Code that draws figures
────────────────────

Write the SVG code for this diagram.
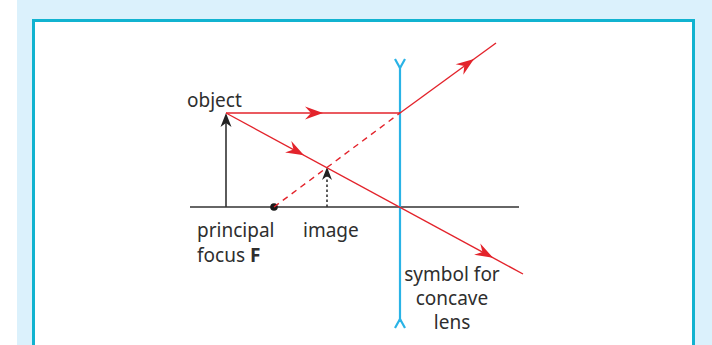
<svg xmlns="http://www.w3.org/2000/svg" width="712" height="345" viewBox="0 0 712 345">
<defs>
<style>
.lbl{font-family:"Noto Sans","Liberation Sans",sans-serif;font-size:19px;fill:#2e2e2e}
.ray{stroke:#e3232b;stroke-width:1.4;fill:none}
.blk{stroke:#333;stroke-width:1.6;fill:none}
.lens{stroke:#2ab3e6;stroke-width:2.2;fill:none}
.ah{fill:#e3232b}
</style>
<path id="redhead" d="M0,0 L-18,-6.5 L-12,0 L-18,6.5 Z"/>
</defs>
<rect x="17" y="0" width="695" height="345" fill="#dbf1fc"/>
<rect x="33.5" y="20.5" width="660" height="340" fill="#ffffff" stroke="#11b3d0" stroke-width="3"/>
<g id="axis"><line class="blk" x1="190" y1="207" x2="519" y2="207"/></g>
<g id="lens">
<line class="lens" x1="400" y1="66" x2="400" y2="322"/>
<polyline class="lens" points="395,59 400,68 405,59"/>
<polyline class="lens" points="395,328 400,319 405,328"/>
</g>
<g id="object">
<line class="blk" x1="226" y1="207" x2="226" y2="120"/>
<path d="M226,113 L220.5,127 L226,123 L231.5,127 Z" fill="#222"/>
</g>
<g id="image">
<line class="blk" x1="327" y1="207" x2="327" y2="174" stroke-dasharray="2.5,2.5" stroke-width="1.5"/>
<path d="M327,167 L322,180 L327,176 L332,180 Z" fill="#222"/>
</g>
<g id="focus"><circle cx="274" cy="207" r="3.8" fill="#1a1a1a"/></g>
<g id="connectors">
<line class="ray" x1="226" y1="113" x2="400" y2="113"/>
<line class="ray" x1="400" y1="113" x2="496" y2="43"/>
<line class="ray" x1="274" y1="207" x2="400" y2="113" stroke-dasharray="6,5"/>
<line class="ray" x1="226" y1="113" x2="523" y2="274"/>
<use href="#redhead" class="ah" transform="translate(323,113)"/>
<use href="#redhead" class="ah" transform="translate(474,59) rotate(-36.1)"/>
<use href="#redhead" class="ah" transform="translate(304,155.3) rotate(28.5)"/>
<use href="#redhead" class="ah" transform="translate(493,257.7) rotate(28.5)"/>
</g>
<g id="labels">
<text class="lbl" x="187" y="107">object</text>
<text class="lbl" x="197" y="237">principal</text>
<text class="lbl" x="197" y="262">focus <tspan font-weight="bold">F</tspan></text>
<text class="lbl" x="303" y="237">image</text>
<text class="lbl" x="452" y="281" text-anchor="middle">symbol for</text>
<text class="lbl" x="452" y="305" text-anchor="middle">concave</text>
<text class="lbl" x="452" y="329" text-anchor="middle">lens</text>
</g>
</svg>
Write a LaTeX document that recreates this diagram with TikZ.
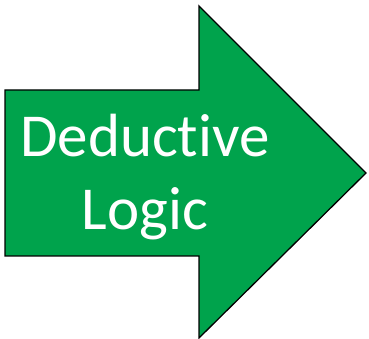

────────────────────

**INSTRUCTIONS TO FOLLOW**: Output all of the entries verbatim, leaving out any images.

**PROBLEM SOLUTION**:
Write the SVG code for this diagram.
<svg xmlns="http://www.w3.org/2000/svg" width="712" height="345" viewBox="0 0 712 345">
<defs>
<style>
.lbl{font-family:"Noto Sans","Liberation Sans",sans-serif;font-size:19px;fill:#2e2e2e}
.ray{stroke:#e3232b;stroke-width:1.4;fill:none}
.blk{stroke:#333;stroke-width:1.6;fill:none}
.lens{stroke:#2ab3e6;stroke-width:2.2;fill:none}
.ah{fill:#e3232b}
</style>
<path id="redhead" d="M0,0 L-18,-6.5 L-12,0 L-18,6.5 Z"/>
</defs>
<rect x="17" y="0" width="695" height="345" fill="#dbf1fc"/>
<rect x="33.5" y="20.5" width="660" height="340" fill="#ffffff" stroke="#11b3d0" stroke-width="3"/>
<g id="axis"><line class="blk" x1="190" y1="207" x2="519" y2="207"/></g>
<g id="lens">
<line class="lens" x1="400" y1="66" x2="400" y2="322"/>
<polyline class="lens" points="395,59 400,68 405,59"/>
<polyline class="lens" points="395,328 400,319 405,328"/>
</g>
<g id="object">
<line class="blk" x1="226" y1="207" x2="226" y2="120"/>
<path d="M226,113 L220.5,127 L226,123 L231.5,127 Z" fill="#222"/>
</g>
<g id="image">
<line class="blk" x1="327" y1="207" x2="327" y2="174" stroke-dasharray="2.5,2.5" stroke-width="1.5"/>
<path d="M327,167 L322,180 L327,176 L332,180 Z" fill="#222"/>
</g>
<g id="focus"><circle cx="274" cy="207" r="3.8" fill="#1a1a1a"/></g>
<g id="connectors">
<line class="ray" x1="226" y1="113" x2="400" y2="113"/>
<line class="ray" x1="400" y1="113" x2="496" y2="43"/>
<line class="ray" x1="274" y1="207" x2="400" y2="113" stroke-dasharray="6,5"/>
<line class="ray" x1="226" y1="113" x2="523" y2="274"/>
<use href="#redhead" class="ah" transform="translate(323,113)"/>
<use href="#redhead" class="ah" transform="translate(474,59) rotate(-36.1)"/>
<use href="#redhead" class="ah" transform="translate(304,155.3) rotate(28.5)"/>
<use href="#redhead" class="ah" transform="translate(493,257.7) rotate(28.5)"/>
</g>
<g id="labels">
<text class="lbl" x="187" y="107">object</text>
<text class="lbl" x="197" y="237">principal</text>
<text class="lbl" x="197" y="262">focus <tspan font-weight="bold">F</tspan></text>
<text class="lbl" x="303" y="237">image</text>
<text class="lbl" x="452" y="281" text-anchor="middle">symbol for</text>
<text class="lbl" x="452" y="305" text-anchor="middle">concave</text>
<text class="lbl" x="452" y="329" text-anchor="middle">lens</text>
</g>
</svg>
Write a LaTeX document that recreates this diagram with TikZ.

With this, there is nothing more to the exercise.